Made in India (2006)
par Jean-Luc Chalumeau
Fred Kleinberg est animé par une certitude : la cruauté du réel va au-delà de ce que peut concevoir l’homme. Dire le monde, ce serait trouver les moyens de suggérer que, justement, il n’est pas dicible. Kant pensait-il à autre chose lorsqu’il énonçait que l’art consiste à « présenter qu’il y a de l’imprésentable » ? Peut-être, mais il pensait à cela aussi, que le travail de peintre de Fred Kleinberg tente de « présenter » aujourd’hui. Il me semble que la peinture de Fred Kleinberg est une peinture de vérité, parce qu’elle est vraie à trois niveaux : par rapport à elle-même, par rapport à l’artiste, et par rapport à son contenu.
Un tableau de Fred Kleinberg, par exemple s’il appartient à la série inspirée par l’Inde du temps du tsunami, répond par avance à tous les « pourquoi », étant entendu que la réponse ne saurait appartenir à l’ordre de l’entendement : c’est dans le sensible qu’il nous plonge et c’est à un acquiescement du corps qu’il invite. La forme est sûre et juste : on est d’autant plus perméable à cette vérité de la peinture venue de la rigueur du sensible que l’on perçoit aussi une vérité par rapport à l’artiste.

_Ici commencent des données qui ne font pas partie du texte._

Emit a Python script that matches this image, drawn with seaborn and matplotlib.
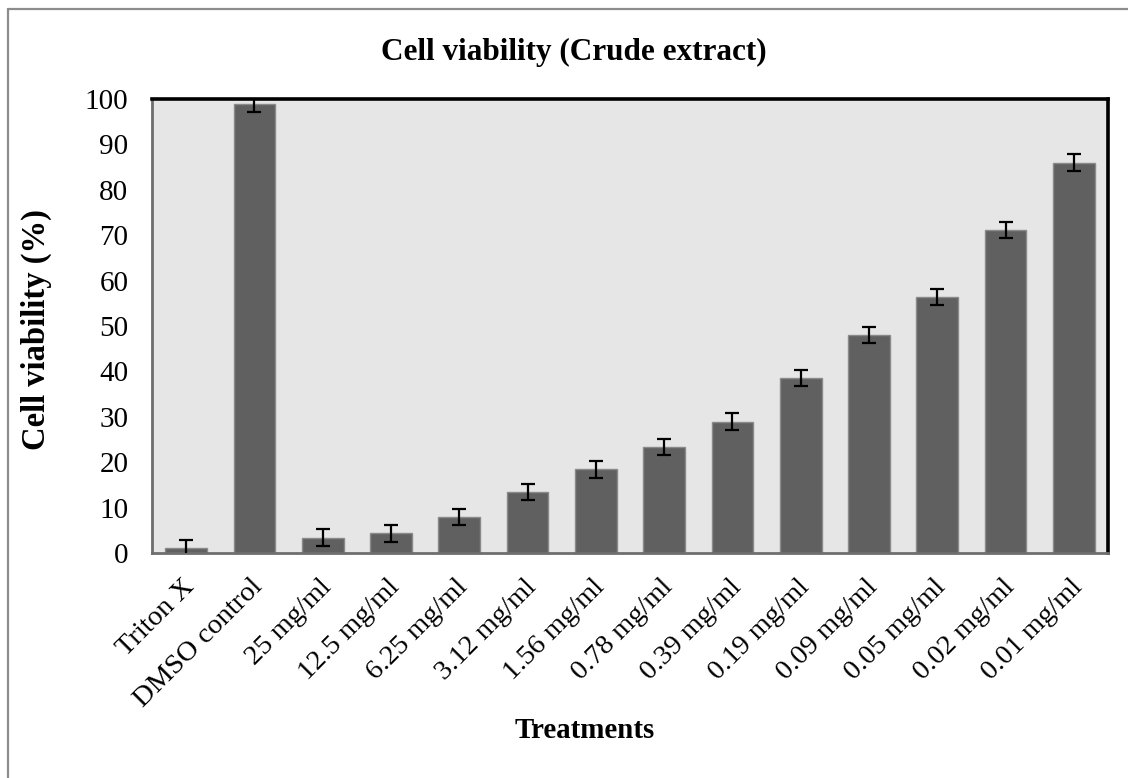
import matplotlib
matplotlib.use("Agg")
import matplotlib.pyplot as plt
import matplotlib.lines as mlines
import matplotlib.transforms as mtransforms
import numpy as np
import pandas as pd
import seaborn as sns

# Treatments and measured viability (mean and error)
treatments = ["Triton X", "DMSO control", "25 mg/ml", "12.5 mg/ml", "6.25 mg/ml",
              "3.12 mg/ml", "1.56 mg/ml", "0.78 mg/ml", "0.39 mg/ml", "0.19 mg/ml",
              "0.09 mg/ml", "0.05 mg/ml", "0.02 mg/ml", "0.01 mg/ml"]
viability = [1.0, 98.9, 3.4, 4.3, 8.0, 13.4, 18.4, 23.4, 28.9, 38.6, 48.0, 56.4, 71.1, 86.0]
errors = [1.8, 1.8, 1.8, 1.8, 1.8, 1.8, 1.8, 1.8, 1.9, 1.8, 1.8, 1.8, 1.8, 1.8]
y_ticks = [0, 10, 20, 30, 40, 50, 60, 70, 80, 90, 100]

df = pd.DataFrame({"Treatment": treatments, "Viability": viability, "Err": errors})

sns.set_style("white")
plt.rcParams["font.family"] = ["Liberation Serif", "DejaVu Serif"]
plt.rcParams["text.color"] = "black"
plt.rcParams["xtick.labelcolor"] = "black"
plt.rcParams["ytick.labelcolor"] = "black"

W, H = 1128, 778
fig = plt.figure(figsize=(W / 100, H / 100), dpi=100)
fig.patch.set_facecolor("white")

# outer chart frame (top and left edges fall inside the canvas)
frame_col = "#8c8c8c"
fig.add_artist(mlines.Line2D([8 / W, 8 / W], [0, 1 - 9 / H], color=frame_col, lw=1.6,
                             transform=fig.transFigure))
fig.add_artist(mlines.Line2D([8 / W, 1], [1 - 9 / H, 1 - 9 / H], color=frame_col, lw=1.6,
                             transform=fig.transFigure))

left, right, top, bottom = 152, 1108, 99, 553
ax = fig.add_axes([left / W, 1 - bottom / H, (right - left) / W, (bottom - top) / H])
ax.set_facecolor("#e6e6e6")

sns.barplot(data=df, x="Treatment", y="Viability", color="#606060", width=0.61,
            edgecolor="#8a8a8a", linewidth=1.0, saturation=1, errorbar=None, ax=ax)

xpos = np.arange(len(treatments))
ax.errorbar(xpos, df["Viability"], yerr=df["Err"], fmt="none", ecolor="black",
            elinewidth=1.6, capsize=5.2, capthick=1.6, zorder=5)

ax.set_ylim(0, 100)
ax.set_xlim(-0.5, len(treatments) - 0.5)
ax.set_yticks(y_ticks)
ax.set_yticklabels([str(v) for v in y_ticks], fontsize=21)

# category ticks sit between bars
ax.set_xticks(xpos)
ax.set_xticks(np.arange(-0.5, len(treatments)), minor=True)
ax.tick_params(axis="x", which="major", length=0, pad=4)
ax.tick_params(axis="x", which="minor", length=6, width=1.2, color="#8c8c8c", direction="out")
ax.tick_params(axis="y", which="major", length=7, width=1.2, color="#8c8c8c", direction="out", pad=10)

ax.set_xticklabels(treatments, fontsize=20.5, rotation=45, ha="right", va="top",
                   rotation_mode="anchor")
offset = mtransforms.ScaledTranslation(-4 / 100, -16 / 100, fig.dpi_scale_trans)
for lbl in ax.get_xticklabels():
    lbl.set_transform(lbl.get_transform() + offset)

for side in ["top", "right"]:
    ax.spines[side].set_color("black")
    ax.spines[side].set_linewidth(2.6)
for side in ["left", "bottom"]:
    ax.spines[side].set_color("#6e6e6e")
    ax.spines[side].set_linewidth(2.0)

ax.set_xlabel("")
ax.set_ylabel("")

fig.text(574 / W, 1 - 52 / H, "Cell viability (Crude extract)", fontsize=22.5,
         fontweight="bold", ha="center", va="center")
fig.text(585 / W, 1 - 730 / H, "Treatments", fontsize=20.8, fontweight="bold",
         ha="center", va="center")
fig.text(36 / W, 1 - 330 / H, "Cell viability (%)", fontsize=23.5, fontweight="bold",
         ha="center", va="center", rotation=90)

fig.savefig("out.png", dpi=100, facecolor="white")
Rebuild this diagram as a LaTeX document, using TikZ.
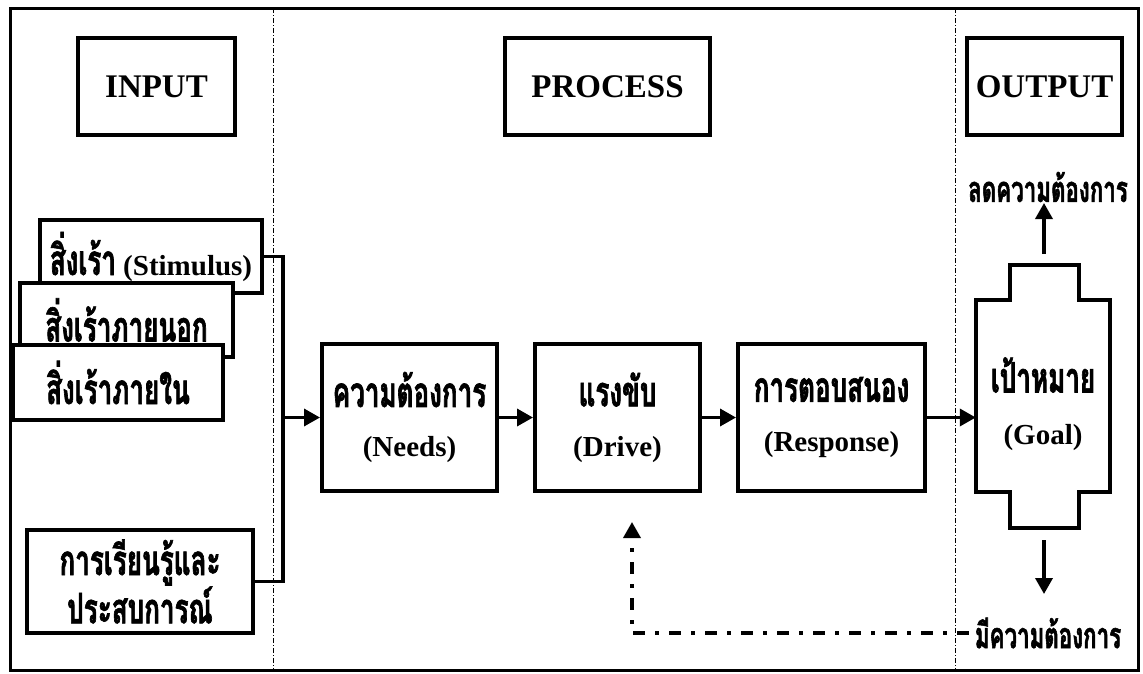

Il semble en effet que Fred Kleinberg travaille sous l’emprise de deux nécessités, l’une d’ordre technique et l’autre d’ordre quasi spirituel. On ressent fortement, devant ces grandes compositions expressionnistes, que, pour le peintre, faire et être sont une seule et même chose. Enfin, les tableaux de Kleinberg contiennent une troisième vérité : celle de leur contenu. L’artiste ne parle que de qui le concerne dans le monde, il n’a rien à démontrer (la peinture n’est pas une science) mais il a à montrer ce qui ne peut être décrit. Or, ce qui le concerne dans le monde est d’abord la misère du monde, d’où une rage visible, - la rage de peindre, cela existe ! – une rage telle que les tableaux de Fred Kleinberg apportent une signification avant les signes, offrent un monde avant les choses. Oui, décidément, une peinture de vérité comme il en est peu d’exemples aujourd’hui.